What Good UiPath RPA Reliability Looks Like

Enterprise leaders should expect more than a bot that runs. A reliable UiPath operating model includes:

  • Process documentation: The workflow, rules, systems, exceptions, and business outcomes are clear.
  • Queue design: Completed transactions, failed transactions, and human review items are separated and visible.
  • Bot monitoring: Run status, failures, volumes, exception reasons, and alerts are reviewed regularly.
  • Access governance: Bot accounts, credentials, permissions, and audit trails are controlled.
  • Testing discipline: Changes are tested against real examples, not only ideal cases.
  • Support path: Business, IT, and automation owners know how to respond when issues appear.

This view helps leaders avoid a common failure pattern: adding more bots before existing bots are stable. The better path is to make reliability part of the RPA program before scale.

How Neotechie Helps Teams Use RPA Reliably

Neotechie helps enterprise teams use UiPath and other leading RPA platforms as part of governed automation delivery. Neotechie can support process discovery, workflow redesign, bot design, bot development, integration, data validation, exception handling, testing, dashboarding, training, governance, monitoring, and post go live support.

This matters because the business problem should drive the platform design. A finance reconciliation workflow needs different controls from an HR onboarding workflow or an RCM claim status workflow. Neotechie helps teams define the right operating model so UiPath automation is not only deployed, but also trusted in production.

If your enterprise has UiPath bots that need stronger ownership, exception handling, or production monitoring, Neotechie’s RPA automation support can help move the program from deployment to reliability.

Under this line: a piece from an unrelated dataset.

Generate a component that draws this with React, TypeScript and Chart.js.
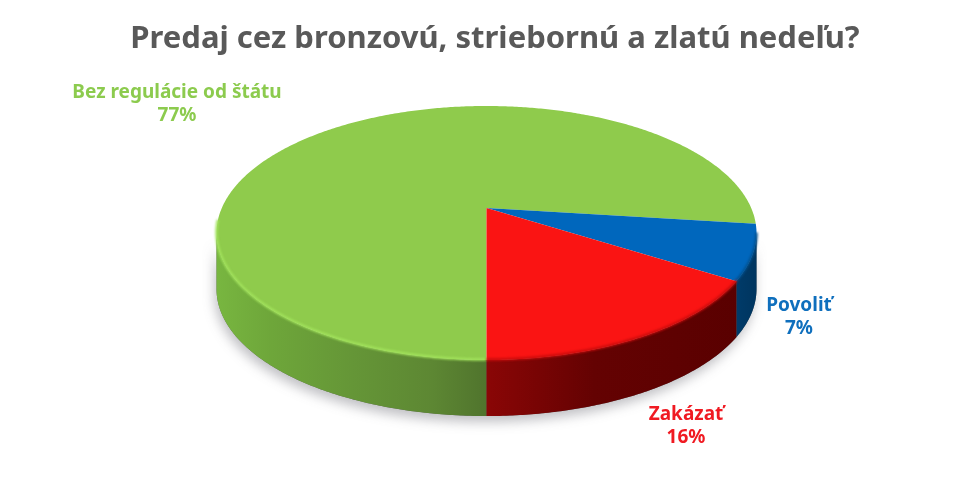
import React, { useEffect, useRef } from "react";
import { Chart, registerables } from "chart.js";

Chart.register(...registerables);

const titleText = "Predaj cez bronzovú, striebornú a zlatú nedeľu?";
const categories = ["Bez regulácie od štátu", "Povoliť", "Zakázať"];
const shares = [77, 7, 16];
const topColors = ["#8fcb4c", "#0067bd", "#fa1413"];
const lipColors = ["#a2e35c", "#00508f", "#c80c0c"];
const textColors = ["#8ccb4e", "#0f6fbd", "#f01a22"];
const wallStops: [number, string][][] = [
  [[0, "#78b640"], [0.1, "#6ea63a"], [0.25, "#659637"], [0.4, "#5d8733"], [0.5, "#50742d"], [1, "#50742d"]],
  [[0, "#003f70"], [0.94, "#003f70"], [1, "#00355f"]],
  [[0, "#8c0707"], [0.5, "#8a0606"], [0.7, "#640202"], [1, "#580000"]],
];
const labelAnchors = [
  { x: 177, y: 98 },
  { x: 799, y: 311 },
  { x: 686, y: 420 },
];
const font = '"Noto Sans", sans-serif';

const cx = 486.5, apexY = 208, depth = 56, k = -0.197, a = 264.7, b = 122.1;
const project = (t: number) => {
  const x = Math.cos(t), y = Math.sin(t), w = 1 + k * y;
  return { x: cx + (a * x) / w, y: apexY + (b * y) / w };
};
const trace = (ctx: CanvasRenderingContext2D, s: number, e: number, dy: number, move: boolean) => {
  const n = Math.max(2, Math.ceil(Math.abs(e - s) / 0.01));
  for (let i = 0; i <= n; i++) {
    const p = project(s + ((e - s) * i) / n);
    if (i === 0 && move) ctx.moveTo(p.x, p.y + dy);
    else ctx.lineTo(p.x, p.y + dy);
  }
};
const silhouetteY = Math.asin(-k);
const wallFrom = silhouetteY, wallTo = Math.PI - silhouetteY;

const pie3d = {
  id: "pie3d",
  beforeDatasetsDraw(chart: any) {
    const ctx: CanvasRenderingContext2D = chart.ctx;
    const arcs = chart.getDatasetMeta(0).data;
    ctx.save();
    ctx.filter = "blur(0.6px)";

    // soft shadow under the disc
    ctx.save();
    ctx.shadowColor = "rgba(60,60,70,0.32)";
    ctx.shadowBlur = 12;
    ctx.shadowOffsetX = -2;
    ctx.shadowOffsetY = 6;
    ctx.fillStyle = "#666";
    ctx.beginPath();
    trace(ctx, wallFrom, wallTo, depth, true);
    trace(ctx, wallTo, wallFrom, 0, false);
    ctx.closePath();
    ctx.fill();
    ctx.restore();

    // side walls
    const walls: [number, number, number][] = [];
    arcs.forEach((arc: any, i: number) => {
      const { startAngle, endAngle } = arc.getProps(["startAngle", "endAngle"], true);
      for (const shift of [0, 2 * Math.PI]) {
        const s = Math.max(startAngle, wallFrom + shift);
        const e = Math.min(endAngle, wallTo + shift);
        if (e <= s) continue;
        walls.push([i, s, e]);
        const g = ctx.createLinearGradient(217, 0, 756, 0);
        wallStops[i].forEach(([o, c]) => g.addColorStop(o, c));
        ctx.fillStyle = g;
        ctx.beginPath();
        trace(ctx, s, e, 0, true);
        trace(ctx, e, s, depth, false);
        ctx.closePath();
        ctx.fill();
      }
    });

    // top faces
    arcs.forEach((arc: any, i: number) => {
      const { startAngle, endAngle } = arc.getProps(["startAngle", "endAngle"], true);
      ctx.fillStyle = topColors[i];
      ctx.beginPath();
      ctx.moveTo(cx, apexY);
      trace(ctx, startAngle, endAngle, 0, false);
      ctx.closePath();
      ctx.fill();
    });

    // soft lip along the front edge of each slice
    ctx.filter = "blur(1px)";
    ctx.lineWidth = 2.5;
    walls.forEach(([i, s, e]) => {
      ctx.strokeStyle = lipColors[i];
      ctx.beginPath();
      trace(ctx, s, i === 0 ? e + 0.1 : e, -0.5, true);
      ctx.stroke();
    });
    ctx.restore();
    return false;
  },
  afterDraw(chart: any) {
    const ctx: CanvasRenderingContext2D = chart.ctx;
    ctx.save();
    ctx.textAlign = "center";
    ctx.font = `bold 19px ${font}`;
    categories.forEach((name, i) => {
      ctx.fillStyle = textColors[i];
      ctx.fillText(name, labelAnchors[i].x, labelAnchors[i].y);
      ctx.fillText(`${shares[i]}%`, labelAnchors[i].x, labelAnchors[i].y + 23);
    });
    ctx.restore();
  },
};

export default function App() {
  const ref = useRef<HTMLCanvasElement>(null);
  useEffect(() => {
    const chart = new Chart(ref.current!, {
      type: "pie",
      data: {
        labels: categories,
        datasets: [{ data: shares, backgroundColor: topColors, borderWidth: 0 }],
      },
      options: {
        responsive: false,
        animation: false,
        events: [],
        rotation: 180,
        layout: { padding: { left: 20 } },
        plugins: {
          legend: { display: false },
          tooltip: { enabled: false },
          title: {
            display: true,
            text: titleText,
            color: "#595959",
            font: { family: font, size: 31, weight: "bold" },
            padding: { top: 21, bottom: 10 },
          },
        },
      },
      plugins: [pie3d],
    } as any);
    return () => chart.destroy();
  }, []);
  return (
    <div style={{ position: "absolute", left: 0, top: 0, width: 970, height: 481, background: "#fff" }}>
      <canvas ref={ref} width={970} height={481} style={{ display: "block" }} />
    </div>
  );
}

How Leaders Should Improve Existing UiPath Programs

Start by reviewing current bots through a reliability lens. Which bots are business critical? Which ones fail most often? Which exceptions are aging? Which workarounds have users created? Which systems changed since the bot was launched? Which bots lack clear documentation or ownership?

Next, prioritize improvements based on operational impact. A bot that supports close activities, claim status checks, payment updates, compliance evidence, or service queues may need stronger monitoring than a low risk internal report bot. Leaders should also review whether bot logs are used for continuous improvement or only for troubleshooting after a failure.

Finally, decide whether each issue requires bot repair, process redesign, data cleanup, governance change, or support model improvement. Not every problem is a technical defect. Many RPA reliability issues come from unclear business rules, weak exception routing, or process changes that were never reflected in automation.

Conclusion

UiPath for enterprise RPA can help reduce repetitive manual work, but lasting value depends on reliability after deployment. Leaders should focus on process fit, ownership, monitoring, testing, access control, exception handling, and post go live support. If your UiPath program needs to move from bot deployment to reliable enterprise automation, Neotechie’s RPA services can help strengthen the operating model behind the platform.

FAQs

Q. Is UiPath enough to make enterprise RPA reliable?

UiPath can provide important automation capabilities, but reliability depends on process design, governance, monitoring, ownership, testing, and support. The platform is only one part of an enterprise RPA operating model.

Q. What should leaders monitor in UiPath RPA programs?

Leaders should monitor bot runs, failed transactions, queue aging, exception reasons, credential issues, system changes, manual overrides, and business impact. These signals help teams improve automation before small issues become production risks.

Q. How does Neotechie support UiPath based automation?

Neotechie helps teams assess workflows, design bots, integrate systems, validate data, define exception handling, and support automation after go live. It can work with UiPath while keeping the focus on business value, governance, and operational reliability.